EXERCISE BRIEF:
Write out, exactly and only, the lines that run from the top of the records to the line with "import plotly.graph_objects as go". Include both ends; exclude pictures.
** start of SUPPLIED DATA **
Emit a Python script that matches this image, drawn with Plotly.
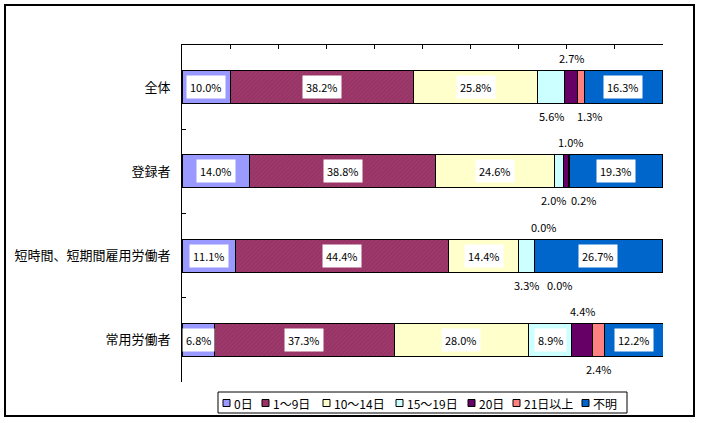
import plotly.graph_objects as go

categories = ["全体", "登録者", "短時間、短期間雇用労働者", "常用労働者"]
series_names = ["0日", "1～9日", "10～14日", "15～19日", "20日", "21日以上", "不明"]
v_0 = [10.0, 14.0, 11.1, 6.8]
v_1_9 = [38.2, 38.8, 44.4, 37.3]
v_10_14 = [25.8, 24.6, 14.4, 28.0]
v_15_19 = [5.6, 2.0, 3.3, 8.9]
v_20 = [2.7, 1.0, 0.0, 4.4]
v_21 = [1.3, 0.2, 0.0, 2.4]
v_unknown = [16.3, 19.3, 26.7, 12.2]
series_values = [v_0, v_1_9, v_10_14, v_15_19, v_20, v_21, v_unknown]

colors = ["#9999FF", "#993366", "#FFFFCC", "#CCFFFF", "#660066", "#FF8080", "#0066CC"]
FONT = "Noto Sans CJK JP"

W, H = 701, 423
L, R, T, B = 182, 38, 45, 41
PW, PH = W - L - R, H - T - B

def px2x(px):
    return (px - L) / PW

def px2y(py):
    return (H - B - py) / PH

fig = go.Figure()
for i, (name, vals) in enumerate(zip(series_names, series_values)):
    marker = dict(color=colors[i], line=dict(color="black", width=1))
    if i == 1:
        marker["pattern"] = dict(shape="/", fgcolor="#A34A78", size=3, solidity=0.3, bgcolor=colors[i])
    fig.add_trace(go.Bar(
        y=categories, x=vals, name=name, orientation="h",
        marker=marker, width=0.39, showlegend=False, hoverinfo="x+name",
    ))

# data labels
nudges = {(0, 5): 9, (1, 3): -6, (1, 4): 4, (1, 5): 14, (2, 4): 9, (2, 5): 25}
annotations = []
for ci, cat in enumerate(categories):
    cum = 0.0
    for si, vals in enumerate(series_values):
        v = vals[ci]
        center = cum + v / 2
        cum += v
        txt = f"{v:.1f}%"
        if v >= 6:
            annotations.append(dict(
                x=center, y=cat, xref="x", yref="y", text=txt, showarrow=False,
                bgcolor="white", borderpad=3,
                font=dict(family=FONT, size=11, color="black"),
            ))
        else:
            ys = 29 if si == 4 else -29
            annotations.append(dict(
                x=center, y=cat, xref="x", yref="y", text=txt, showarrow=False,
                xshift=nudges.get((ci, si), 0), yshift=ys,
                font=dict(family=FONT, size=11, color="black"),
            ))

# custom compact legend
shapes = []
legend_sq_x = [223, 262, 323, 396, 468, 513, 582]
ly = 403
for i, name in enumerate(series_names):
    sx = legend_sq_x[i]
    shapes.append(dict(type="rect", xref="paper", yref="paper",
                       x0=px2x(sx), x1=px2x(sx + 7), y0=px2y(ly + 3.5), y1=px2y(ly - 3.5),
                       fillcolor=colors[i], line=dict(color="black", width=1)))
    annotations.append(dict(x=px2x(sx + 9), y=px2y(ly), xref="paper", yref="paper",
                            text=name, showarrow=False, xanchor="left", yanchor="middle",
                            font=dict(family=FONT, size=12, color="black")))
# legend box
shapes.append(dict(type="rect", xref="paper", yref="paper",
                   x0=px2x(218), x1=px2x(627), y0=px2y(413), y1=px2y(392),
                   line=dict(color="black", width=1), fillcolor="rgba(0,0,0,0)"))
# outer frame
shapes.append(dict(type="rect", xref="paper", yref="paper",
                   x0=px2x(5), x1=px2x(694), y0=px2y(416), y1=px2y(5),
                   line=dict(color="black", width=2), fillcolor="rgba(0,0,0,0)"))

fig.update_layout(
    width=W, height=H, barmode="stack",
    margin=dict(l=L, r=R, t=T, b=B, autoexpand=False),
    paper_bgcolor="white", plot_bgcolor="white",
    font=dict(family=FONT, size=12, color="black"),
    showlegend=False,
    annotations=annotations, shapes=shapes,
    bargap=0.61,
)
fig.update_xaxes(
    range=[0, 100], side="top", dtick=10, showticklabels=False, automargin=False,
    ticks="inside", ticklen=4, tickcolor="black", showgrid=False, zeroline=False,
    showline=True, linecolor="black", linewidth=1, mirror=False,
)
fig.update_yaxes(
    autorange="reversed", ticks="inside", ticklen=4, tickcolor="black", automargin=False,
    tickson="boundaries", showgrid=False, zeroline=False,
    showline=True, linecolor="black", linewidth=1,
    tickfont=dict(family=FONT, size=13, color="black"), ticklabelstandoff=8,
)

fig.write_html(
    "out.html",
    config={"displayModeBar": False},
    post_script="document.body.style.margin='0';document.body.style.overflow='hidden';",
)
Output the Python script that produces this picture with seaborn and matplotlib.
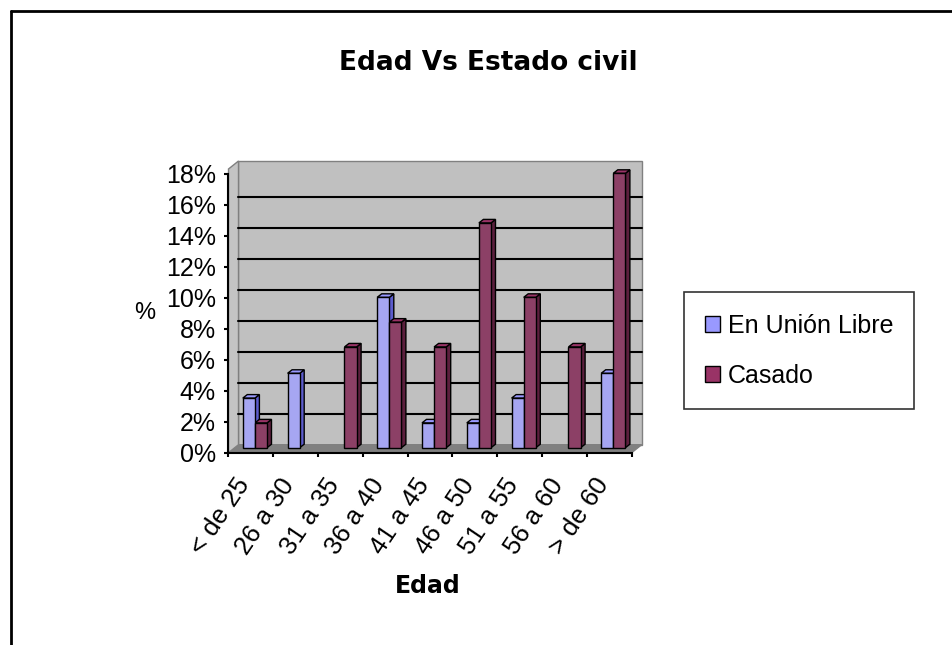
** end of SUPPLIED DATA **
EXERCISE OUTPUT:
Emit a Python script that matches this image, drawn with Plotly.
import plotly.graph_objects as go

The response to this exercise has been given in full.